What you are asked to do: Scan the data below and report how many lines include the word "this". Nothing else is wanted.

Records with drawing code:
* * * * *

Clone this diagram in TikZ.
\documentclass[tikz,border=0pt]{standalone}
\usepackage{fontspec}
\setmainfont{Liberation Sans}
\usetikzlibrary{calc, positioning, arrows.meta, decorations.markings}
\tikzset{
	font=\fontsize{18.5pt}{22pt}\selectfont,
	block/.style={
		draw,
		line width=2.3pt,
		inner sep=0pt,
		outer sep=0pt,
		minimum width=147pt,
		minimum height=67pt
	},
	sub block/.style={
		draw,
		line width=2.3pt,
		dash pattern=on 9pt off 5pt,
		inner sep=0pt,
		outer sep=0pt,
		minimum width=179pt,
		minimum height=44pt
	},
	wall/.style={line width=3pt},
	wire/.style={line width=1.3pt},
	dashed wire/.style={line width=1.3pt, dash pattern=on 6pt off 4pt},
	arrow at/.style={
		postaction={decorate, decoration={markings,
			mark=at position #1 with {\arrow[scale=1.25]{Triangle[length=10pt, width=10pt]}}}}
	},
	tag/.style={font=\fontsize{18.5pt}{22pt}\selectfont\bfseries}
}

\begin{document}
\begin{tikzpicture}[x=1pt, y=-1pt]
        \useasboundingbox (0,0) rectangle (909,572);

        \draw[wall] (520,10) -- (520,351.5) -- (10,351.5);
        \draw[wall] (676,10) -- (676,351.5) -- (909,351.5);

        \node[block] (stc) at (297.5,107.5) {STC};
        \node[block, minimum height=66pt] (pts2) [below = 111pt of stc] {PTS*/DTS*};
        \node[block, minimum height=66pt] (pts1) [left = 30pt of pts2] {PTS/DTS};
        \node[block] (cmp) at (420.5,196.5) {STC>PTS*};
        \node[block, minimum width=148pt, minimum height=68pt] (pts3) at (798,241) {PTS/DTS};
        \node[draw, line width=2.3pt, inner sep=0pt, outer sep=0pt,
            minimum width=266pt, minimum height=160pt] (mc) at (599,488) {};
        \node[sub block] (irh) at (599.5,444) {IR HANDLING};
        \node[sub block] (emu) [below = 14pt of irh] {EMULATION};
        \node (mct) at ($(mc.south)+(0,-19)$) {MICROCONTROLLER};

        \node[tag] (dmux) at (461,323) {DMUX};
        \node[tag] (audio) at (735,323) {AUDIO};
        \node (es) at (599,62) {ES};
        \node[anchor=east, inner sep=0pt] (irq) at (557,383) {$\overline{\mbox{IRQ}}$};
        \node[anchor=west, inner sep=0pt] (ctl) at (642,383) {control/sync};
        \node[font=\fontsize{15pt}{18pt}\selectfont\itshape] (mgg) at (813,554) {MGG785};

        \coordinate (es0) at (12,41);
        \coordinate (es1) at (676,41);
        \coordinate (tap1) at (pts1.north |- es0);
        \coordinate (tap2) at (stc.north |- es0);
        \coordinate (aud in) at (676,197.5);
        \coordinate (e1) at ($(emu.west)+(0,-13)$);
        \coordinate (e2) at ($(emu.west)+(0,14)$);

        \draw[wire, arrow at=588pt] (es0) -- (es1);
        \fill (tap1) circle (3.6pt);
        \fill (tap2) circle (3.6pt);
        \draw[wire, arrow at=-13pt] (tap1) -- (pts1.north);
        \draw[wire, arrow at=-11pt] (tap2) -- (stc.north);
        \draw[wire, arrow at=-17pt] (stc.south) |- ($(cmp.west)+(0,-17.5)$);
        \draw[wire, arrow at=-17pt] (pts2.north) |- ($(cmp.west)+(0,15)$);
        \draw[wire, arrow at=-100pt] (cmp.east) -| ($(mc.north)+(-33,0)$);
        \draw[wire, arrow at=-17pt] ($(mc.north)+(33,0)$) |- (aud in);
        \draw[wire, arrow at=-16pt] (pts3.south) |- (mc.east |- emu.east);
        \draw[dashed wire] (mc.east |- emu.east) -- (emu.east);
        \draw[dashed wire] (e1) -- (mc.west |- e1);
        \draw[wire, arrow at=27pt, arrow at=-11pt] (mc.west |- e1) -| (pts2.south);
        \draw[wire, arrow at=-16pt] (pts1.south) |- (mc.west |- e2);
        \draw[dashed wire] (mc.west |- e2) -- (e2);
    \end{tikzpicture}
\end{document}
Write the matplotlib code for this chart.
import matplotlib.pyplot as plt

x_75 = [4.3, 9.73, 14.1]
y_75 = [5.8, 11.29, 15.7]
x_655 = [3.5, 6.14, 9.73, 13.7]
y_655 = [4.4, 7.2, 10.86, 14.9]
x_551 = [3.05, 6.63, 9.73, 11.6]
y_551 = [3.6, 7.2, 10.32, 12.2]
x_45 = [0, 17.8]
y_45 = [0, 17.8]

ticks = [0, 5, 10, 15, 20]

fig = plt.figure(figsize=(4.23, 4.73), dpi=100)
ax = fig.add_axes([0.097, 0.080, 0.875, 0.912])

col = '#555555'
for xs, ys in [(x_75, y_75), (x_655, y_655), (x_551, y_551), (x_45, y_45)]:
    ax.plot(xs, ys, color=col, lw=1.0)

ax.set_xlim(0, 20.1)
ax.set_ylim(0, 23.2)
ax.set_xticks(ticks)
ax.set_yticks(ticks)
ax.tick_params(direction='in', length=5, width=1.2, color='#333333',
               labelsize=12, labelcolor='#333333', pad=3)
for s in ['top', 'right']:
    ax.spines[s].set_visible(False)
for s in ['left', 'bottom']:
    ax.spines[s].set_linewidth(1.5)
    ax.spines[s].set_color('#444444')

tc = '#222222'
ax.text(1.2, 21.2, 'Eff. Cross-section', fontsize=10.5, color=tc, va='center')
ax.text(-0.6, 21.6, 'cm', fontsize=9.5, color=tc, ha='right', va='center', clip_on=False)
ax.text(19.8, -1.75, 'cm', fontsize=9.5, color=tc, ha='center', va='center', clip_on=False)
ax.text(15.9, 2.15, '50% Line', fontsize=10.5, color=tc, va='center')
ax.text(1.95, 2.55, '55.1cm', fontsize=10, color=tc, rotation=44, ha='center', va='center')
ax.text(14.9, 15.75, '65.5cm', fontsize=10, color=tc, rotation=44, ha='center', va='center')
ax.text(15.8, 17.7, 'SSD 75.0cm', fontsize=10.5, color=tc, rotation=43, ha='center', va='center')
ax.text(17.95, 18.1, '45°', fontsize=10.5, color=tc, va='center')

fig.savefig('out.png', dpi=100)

* * * * *

Written answer: 2